His doctoral dissertation, Early Indonesian Studies and the Origins of Srivijaya, was published by the Cornell University Press in 1967. Wolters' teaching and research spanned early Southeast Asia. His first focus was Indonesia, and his Fall of Srivijaya in Malay History was published in 1970. While he maintained interest in early Indonesia, Wolters embarked upon research concerning ancient Cambodia and Vietnam in the 13th and 14th centuries. In 1982, he wrote a general survey of the region first published in Singapore as the History, Culture and Region in Southeast Asia Perspectives. The survey was republished in 1999 by Cornell's Southeast Asia Program with a postscript longer than the original text. In 1988, Wolters' Two Essays on Dai-Viet in the Fourteenth Century was published by the Yale Southeast Studies Council. In the final years of his life he was experimenting with a dialogue narrative set in 14th century Vietnam.

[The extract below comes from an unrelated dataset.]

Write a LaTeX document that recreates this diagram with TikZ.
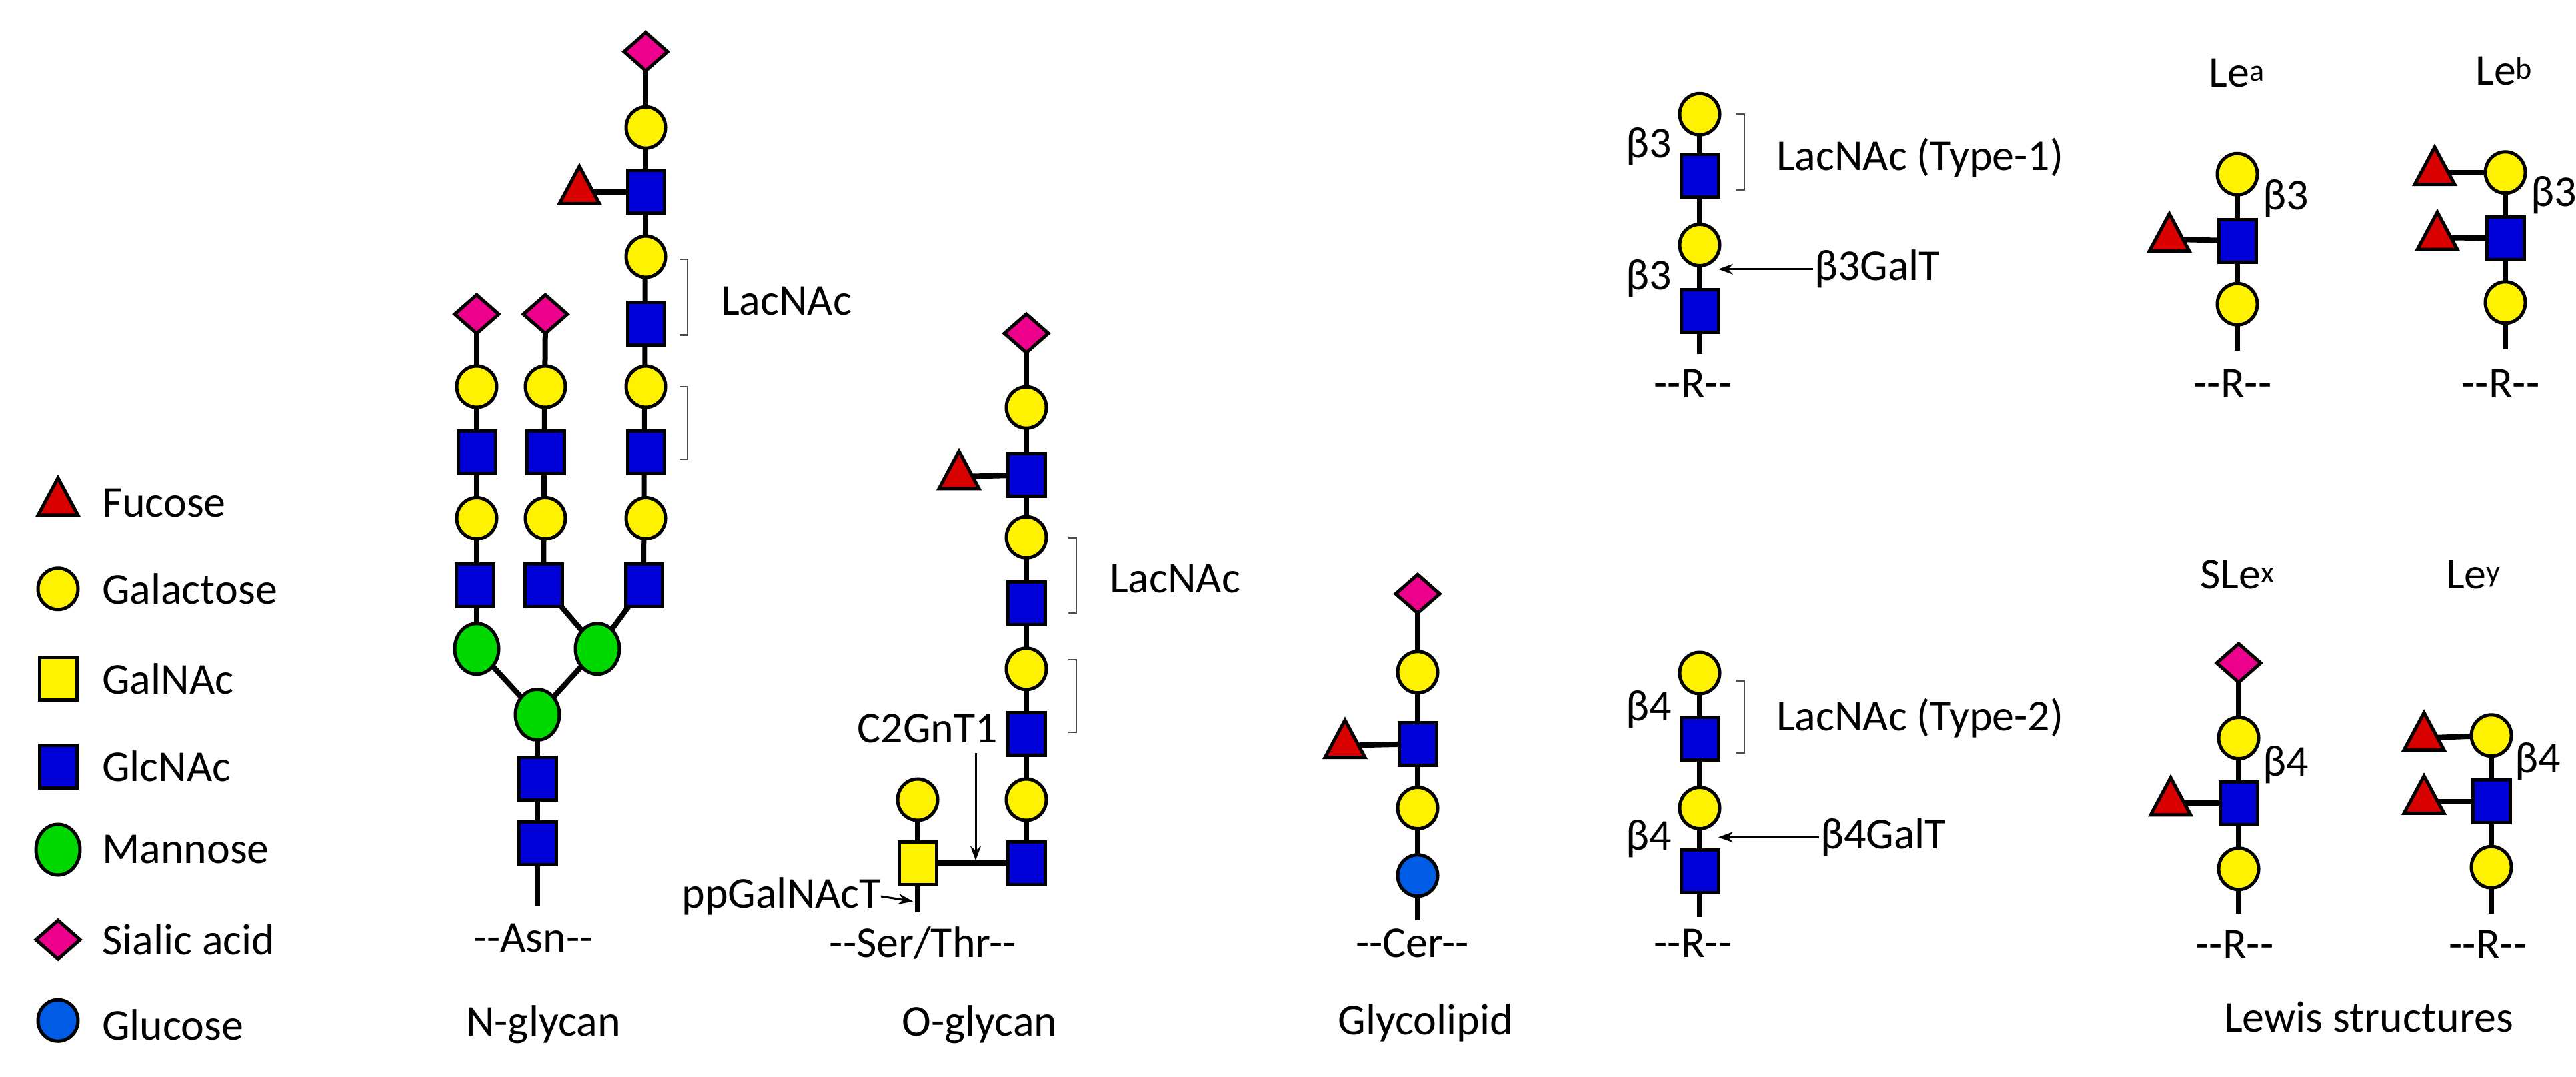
\documentclass[tikz,border=0pt]{standalone}
\usepackage{fontspec}
\setmainfont{Carlito}
\usetikzlibrary{shapes.geometric,backgrounds,arrows.meta}
\begin{document}
\begin{tikzpicture}[x=1pt,y=-1.25pt,
 every node/.style={inner sep=0pt,outer sep=0pt},
 sym/.style={draw=black,line width=5pt},
 gal/.style={sym,ellipse,minimum width=60pt,minimum height=62pt,fill=yellow},
 glcnac/.style={sym,rectangle,minimum width=56pt,minimum height=64pt,fill=blue!85!black},
 galnac/.style={sym,rectangle,minimum width=56pt,minimum height=64pt,fill=yellow},
 man/.style={sym,ellipse,minimum width=66pt,minimum height=76pt,fill=green!85!black},
 sia/.style={sym,diamond,minimum width=66pt,minimum height=58pt,fill=magenta},
 fuc/.style={sym,isosceles triangle,shape border rotate=90,isosceles triangle stretches,minimum width=60pt,minimum height=56pt,fill=red!85!black},
 glc/.style={sym,ellipse,minimum width=60pt,minimum height=62pt,fill=blue!60!cyan!90!black},
 lnk/.style={line width=8pt},
 txt/.style={font=\fontsize{66}{76}\selectfont},
 brk/.style={line width=2.5pt,draw=black!70},
 arr/.style={line width=3pt,-{Stealth[length=22pt,width=16pt]}}]
\useasboundingbox (0,0) rectangle (3865,1292.8);
% ---------- legend
\node[fuc] (lf) at (87,604) {};
\node[gal] (lg) at (87,707) {};
\node[galnac] (lgn) at (87,815) {};
\node[glcnac] (lgc) at (87,920) {};
\node[man] (lm) at (87,1020) {};
\node[sia] (ls) at (87,1128) {};
\node[glc] (lc) at (87,1225) {};
\node[txt,anchor=west] (tf) at (153,604) {Fucose};
\node[txt,anchor=west] (tg) at (153,707) {Galactose};
\node[txt,anchor=west] (tgn) at (153,815) {GalNAc};
\node[txt,anchor=west] (tgc) at (153,920) {GlcNAc};
\node[txt,anchor=west] (tm) at (153,1020) {Mannose};
\node[txt,anchor=west] (ts) at (153,1128) {Sialic acid};
\node[txt,anchor=west] (tc) at (153,1230) {Glucose};
% ---------- N-glycan
\node[sia] (n1) at (969,62) {};
\node[gal] (n2) at (969,153) {};
\node[glcnac] (n3) at (969,230) {};
\node[fuc] (nf) at (869,230) {};
\node[gal] (n4) at (969,308) {};
\node[glcnac] (n5) at (969,388) {};
\node[gal] (n6) at (969,464) {};
\node[glcnac] (n7) at (969,543) {};
\node[gal] (n8) at (969,622) {};
\node[glcnac] (n9) at (966,703) {};
\node[sia] (a1) at (715,377) {};
\node[gal] (a2) at (715,464) {};
\node[glcnac] (a3) at (715,543) {};
\node[gal] (a4) at (715,622) {};
\node[glcnac] (a5) at (712,703) {};
\node[sia] (b1) at (818,377) {};
\node[gal] (b2) at (818,464) {};
\node[glcnac] (b3) at (818,543) {};
\node[gal] (b4) at (818,622) {};
\node[glcnac] (b5) at (815,703) {};
\node[man] (ml) at (715,779) {};
\node[man] (mr) at (896,779) {};
\node[man] (mc) at (806,858) {};
\node[glcnac] (c1) at (806,935) {};
\node[glcnac] (c2) at (806,1012) {};
\coordinate (nend) at (806,1088);
\node[txt] (asn) at (800,1126) {-{}-Asn-{}-};
\node[txt] (ngly) at (815,1230) {N-glycan};
\draw[brk] (1020,311) -- (1032,311) -- (1032,402) -- (1020,402);
\draw[brk] (1020,464) -- (1032,464) -- (1032,551) -- (1020,551);
\node[txt,anchor=west] (nlac) at (1082,361) {LacNAc};
% ---------- O-glycan
\node[sia] (o1) at (1540,400) {};
\node[gal] (o2) at (1540,489) {};
\node[glcnac] (o3) at (1540,570) {};
\node[fuc] (of) at (1439,572) {};
\node[gal] (o4) at (1540,645) {};
\node[glcnac] (o5) at (1540,724) {};
\node[gal] (o6) at (1540,803) {};
\node[glcnac] (o7) at (1540,881) {};
\node[gal] (o8) at (1540,960) {};
\node[glcnac] (o9) at (1540,1036) {};
\node[galnac] (og) at (1377,1036) {};
\node[gal] (ogal) at (1377,960) {};
\coordinate (oend) at (1377,1095);
\draw[brk] (1603,645) -- (1615,645) -- (1615,736) -- (1603,736);
\draw[brk] (1603,792) -- (1615,792) -- (1615,879) -- (1603,879);
\node[txt,anchor=west] (olac) at (1665,695) {LacNAc};
\node[txt,anchor=east] (c2g) at (1497,875) {C2GnT1};
\coordinate (c2a) at (1464,904);
\coordinate (c2b) at (1464,1033);
\node[txt,anchor=east] (ppg) at (1322,1076) {ppGalNAcT};
\coordinate (ppb) at (1370,1082);
\node[txt] (ser) at (1385,1132) {-{}-Ser/Thr-{}-};
\node[txt] (ogly) at (1470,1230) {O-glycan};
% ---------- Glycolipid
\node[sia] (g1) at (2127,713) {};
\node[gal] (g2) at (2127,807) {};
\node[glcnac] (g3) at (2127,893) {};
\node[fuc] (gf) at (2018,895) {};
\node[gal] (g4) at (2127,970) {};
\node[glc] (g5) at (2127,1051) {};
\coordinate (gend) at (2127,1105);
\node[txt] (cer) at (2119,1132) {-{}-Cer-{}-};
\node[txt] (glyl) at (2139,1228) {Glycolipid};
% ---------- Type-1
\node[gal] (t1) at (2550,137) {};
\node[glcnac] (t2) at (2550,211) {};
\node[gal] (t3) at (2550,294) {};
\node[glcnac] (t4) at (2550,373) {};
\coordinate (tend) at (2550,425);
\node[txt] (tr) at (2540,460) {-{}-R-{}-};
\node[txt] (b31) at (2474,176) {β3};
\node[txt] (b32) at (2474,334) {β3};
\draw[brk] (2605,137) -- (2617,137) -- (2617,228) -- (2605,228);
\node[txt,anchor=west] (t1lab) at (2665,189) {LacNAc (Type-1)};
\node[txt,anchor=west] (b3g) at (2722,323) {β3GalT};
\coordinate (b3a) at (2720,323);
\coordinate (b3b) at (2578,323);
% ---------- Type-2
\node[gal] (u1) at (2550,808) {};
\node[glcnac] (u2) at (2550,887) {};
\node[gal] (u3) at (2550,970) {};
\node[glcnac] (u4) at (2550,1046) {};
\coordinate (uend) at (2550,1101);
\node[txt] (ur) at (2540,1132) {-{}-R-{}-};
\node[txt] (b41) at (2474,852) {β4};
\node[txt] (b42) at (2474,1007) {β4};
\draw[brk] (2605,817) -- (2617,817) -- (2617,904) -- (2605,904);
\node[txt,anchor=west] (t2lab) at (2665,862) {LacNAc (Type-2)};
\node[txt,anchor=west] (b4g) at (2731,1005) {β4GalT};
\coordinate (b4a) at (2729,1005);
\coordinate (b4b) at (2578,1005);
% ---------- Le a
\node[txt] (lea) at (3356,88) {Le\textsuperscript{a}};
\node[gal] (la1) at (3357,209) {};
\node[glcnac] (la2) at (3357,289) {};
\node[fuc] (laf) at (3255,287) {};
\node[gal] (la3) at (3357,365) {};
\coordinate (laend) at (3357,421);
\node[txt] (lar) at (3350,460) {-{}-R-{}-};
\node[txt] (lab) at (3430,238) {β3};
% ---------- Le b
\node[txt] (leb) at (3757,85) {Le\textsuperscript{b}};
\node[gal] (lb1) at (3759,207) {};
\node[fuc] (lbf1) at (3653,207) {};
\node[glcnac] (lb2) at (3759,286) {};
\node[fuc] (lbf2) at (3657,285) {};
\node[gal] (lb3) at (3759,363) {};
\coordinate (lbend) at (3759,419);
\node[txt] (lbr) at (3752,460) {-{}-R-{}-};
\node[txt] (lbb) at (3832,234) {β3};
% ---------- SLe x
\node[txt] (slex) at (3357,690) {SLe\textsuperscript{x}};
\node[sia] (sx0) at (3359,796) {};
\node[gal] (sx1) at (3359,886) {};
\node[glcnac] (sx2) at (3359,964) {};
\node[fuc] (sxf) at (3257,964) {};
\node[gal] (sx3) at (3359,1043) {};
\coordinate (sxend) at (3359,1097);
\node[txt] (sxr) at (3353,1134) {-{}-R-{}-};
\node[txt] (sxb) at (3430,918) {β4};
% ---------- Le y
\node[txt] (ley) at (3711,690) {Le\textsuperscript{y}};
\node[gal] (ly1) at (3738,883) {};
\node[fuc] (lyf1) at (3637,886) {};
\node[glcnac] (ly2) at (3738,962) {};
\node[fuc] (lyf2) at (3637,962) {};
\node[gal] (ly3) at (3738,1041) {};
\coordinate (lyend) at (3738,1097);
\node[txt] (lyr) at (3733,1134) {-{}-R-{}-};
\node[txt] (lyb) at (3808,914) {β4};
\node[txt] (lew) at (3554,1221) {Lewis structures};
% ---------- arrows
\draw[arr] (c2a) -- (c2b);
\draw[arr] (ppg.east) -- (ppb);
\draw[arr] (b3a) -- (b3b);
\draw[arr] (b4a) -- (b4b);
% ---------- links
\begin{scope}[on background layer]
\draw[lnk] (n1.center) -- (n9.center);
\draw[lnk] (nf.center) -- (n3.center);
\draw[lnk] (a1.center) -- (ml.center);
\draw[lnk] (b1.center) -- (b5.center);
\draw[lnk] (b5.center) -- (mr.center) -- (n9.center);
\draw[lnk] (ml.center) -- (mc.center) -- (mr.center);
\draw[lnk] (mc.center) -- (nend);
\draw[lnk] (o1.center) -- (o9.center) -- (og.center) -- (ogal.center);
\draw[lnk] (of.center) -- (o3.center);
\draw[lnk] (og.center) -- (oend);
\draw[lnk] (g1.center) -- (gend);
\draw[lnk] (gf.center) -- (g3.center);
\draw[lnk] (t1.center) -- (tend);
\draw[lnk] (u1.center) -- (uend);
\draw[lnk] (la1.center) -- (laend);
\draw[lnk] (laf.center) -- (la2.center);
\draw[lnk] (lb1.center) -- (lbend);
\draw[lnk] (lbf1.center) -- (lb1.center);
\draw[lnk] (lbf2.center) -- (lb2.center);
\draw[lnk] (sx0.center) -- (sxend);
\draw[lnk] (sxf.center) -- (sx2.center);
\draw[lnk] (ly1.center) -- (lyend);
\draw[lnk] (lyf1.center) -- (ly1.center);
\draw[lnk] (lyf2.center) -- (ly2.center);
\end{scope}
\end{tikzpicture}
\end{document}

Wolters was a recipient of the Distinguished Scholarship Award of the Association of Asian Studies in 1990, the group's most prestigious honor. He chaired the Department of Asian Studies at Cornell from 1970 to 1972, was senior editor of the Vietnam Forum from 1985 to 1995, a trustee of the Breezewood Foundation, Md., from 1964 to 1984, a 1972-73 Guggenheim Fellow and a 1982 Bellagio Fellow of the Rockefeller Foundation. He was a visiting fellow of the Australian National University, Canberra, in 1984. He also accompanied several archaeological expeditions to southern Sumatra and taught in China in 1985.

He is survived by his wife, Euteen Wolters; daughter Pamela Gwyneth Gillespie of Cortland, N.Y.; and son Nigel Christopher Wolters of Seattle.